Any quotient group of a locally finite group is also locally finite. In other words, if $\varphi :G\to H$ is a surjective homomorphism, and $G$ is locally finite, so is $H$ .

Definitions used

Locally finite group

Further information: Locally finite group

A group is termed locally finite if every finitely generated subgroup of it is finite.

Related facts

Proof

Given: A locally finite group $G$ , a surjective homomorphism $\varphi :G\to H$ .
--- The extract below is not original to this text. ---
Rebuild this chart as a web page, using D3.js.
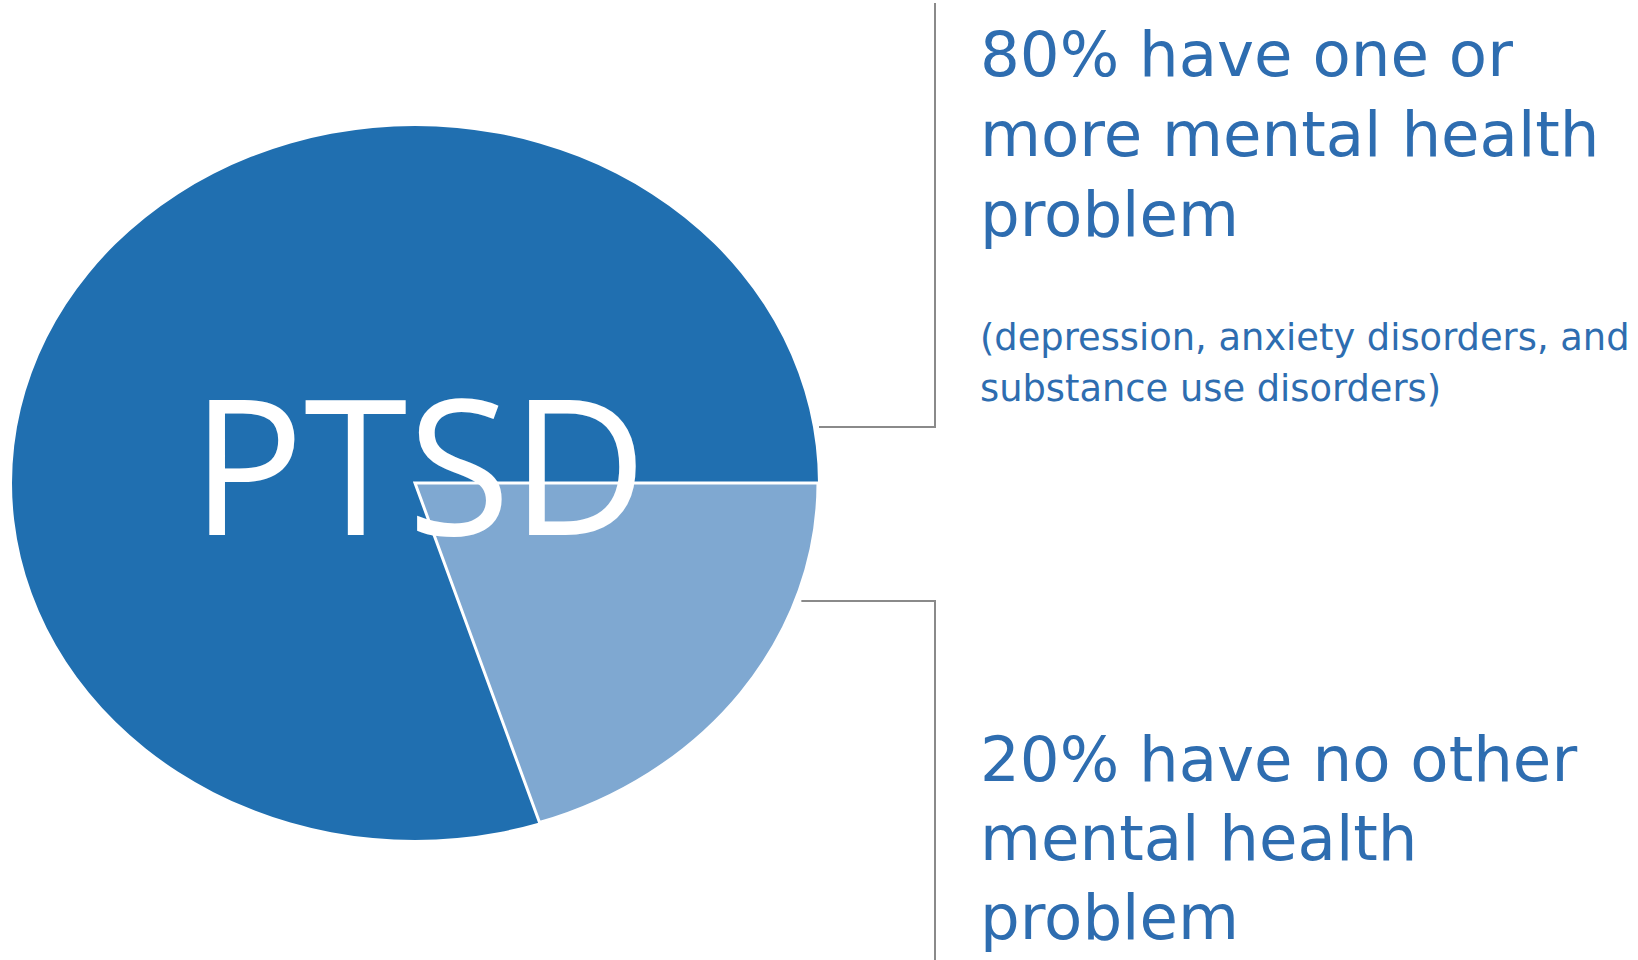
<!DOCTYPE html>
<html>
<head>
<meta charset="utf-8">
<script src="https://cdn.jsdelivr.net/npm/d3@7"></script>
<style>
  html, body { margin: 0; padding: 0; background: #fff; }
  svg { display: block; }
</style>
</head>
<body>
<div id="chart"></div>
<script>
// data
const categories = ["No other mental health problem", "One or more mental health problem"];
const shares = [20, 80];
const sliceColors = ["#7FA8D1", "#206FB0"];
const centerLabel = "PTSD";
const upperLines = ["80% have one or", "more mental health", "problem"];
const upperNote = ["(depression, anxiety disorders, and", "substance use disorders)"];
const lowerLines = ["20% have no other", "mental health", "problem"];

var width = 1638
var height = 960

// pie is drawn as an ellipse
var cx = 415, cy = 483, rx = 403, ry = 357

var textColor = "#2E6DB0"
var lineColor = "#8A8A8A"

var svg = d3.select("#chart")
  .append("svg")
  .attr("width", width)
  .attr("height", height)

// pie starts at 3 o'clock, small slice first, going clockwise
var pie = d3.pie()
  .sort(null)
  .startAngle(Math.PI / 2)
  .endAngle(Math.PI / 2 + 2 * Math.PI)
  .value(function(d) { return d })

var arc = d3.arc()
  .innerRadius(0)
  .outerRadius(1)

var data_ready = pie(shares)

var g = svg.append("g")
  .attr("transform", "translate(" + cx + "," + cy + ") scale(" + rx + "," + ry + ")")

// dark slice first so the light one's white edge sits on top
g.selectAll("path")
  .data(data_ready.slice().reverse())
  .enter()
  .append("path")
  .attr("d", arc)
  .attr("fill", function(d) { return sliceColors[d.index] })
  .attr("stroke", function(d) { return d.index === 0 ? "white" : "none" })
  .attr("stroke-width", 3)
  .attr("stroke-linejoin", "miter")
  .attr("vector-effect", "non-scaling-stroke")
  .append("title")
  .text(function(d) { return categories[d.index] + ": " + d.data + "%" })

// center label
svg.append("text")
  .attr("x", cx + 4)
  .attr("y", cy + 52)
  .attr("text-anchor", "middle")
  .attr("fill", "white")
  .style("font-family", "'Open Sans', sans-serif")
  .style("font-size", "188px")
  .text(centerLabel)

// leader lines (bracket shape)
var bracketX = 935
function edgeX(y) {
  var t = (y - cy) / ry
  return cx + rx * Math.sqrt(1 - t * t)
}
var upperY = 427, lowerY = 601

svg.append("polyline")
  .attr("points", [[edgeX(upperY) + 6, upperY], [bracketX, upperY], [bracketX, 3]].join(" "))
  .attr("fill", "none")
  .attr("stroke", lineColor)
  .attr("stroke-width", 2)

svg.append("polyline")
  .attr("points", [[edgeX(lowerY) + 6, lowerY], [bracketX, lowerY], [bracketX, height]].join(" "))
  .attr("fill", "none")
  .attr("stroke", lineColor)
  .attr("stroke-width", 2)

// text blocks
var textX = 980
function block(lines, y0, step, size) {
  svg.append("g")
    .selectAll("text")
    .data(lines)
    .enter()
    .append("text")
    .attr("x", textX)
    .attr("y", function(d, i) { return y0 + i * step })
    .attr("fill", textColor)
    .style("font-family", "'DejaVu Sans', sans-serif")
    .style("font-size", size + "px")
    .text(function(d) { return d })
}

block(upperLines, 76, 80, 62.6)
block(upperNote, 350, 51, 36.8)
block(lowerLines, 781, 79, 62.6)
</script>
</body>
</html>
To prove: If $A$ is a finite subset of $H$ , $\langle A\rangle$ is finite.

Proof:

Construction of a finite set $B\subseteq G$ such that $\varphi (B)=A$ : Since $\varphi$ is surjective, we can pick, for each $a\in A$ , an element $b\in G$ such that $\varphi (b)=a$ . Making such a choice for each $a\in A$ , we get a finite subset $B$ of $G$ such that $\varphi (B)=A$ .
$\varphi (\langle B\rangle )=\langle \varphi (B)\rangle =\langle A\rangle$ : This follows from the fact that $\varphi$ is a homomorphism.
$\langle B\rangle$ is a finite group (Given data used: $G$ is locally finite): Since $G$ is locally finite, and $B$ is a finite subset, $\langle B\rangle$ is a finite group.
$\langle A\rangle$ is finite: By steps (3) and (4), $\langle A\rangle$ is the image of a finite group, and hence, is finite.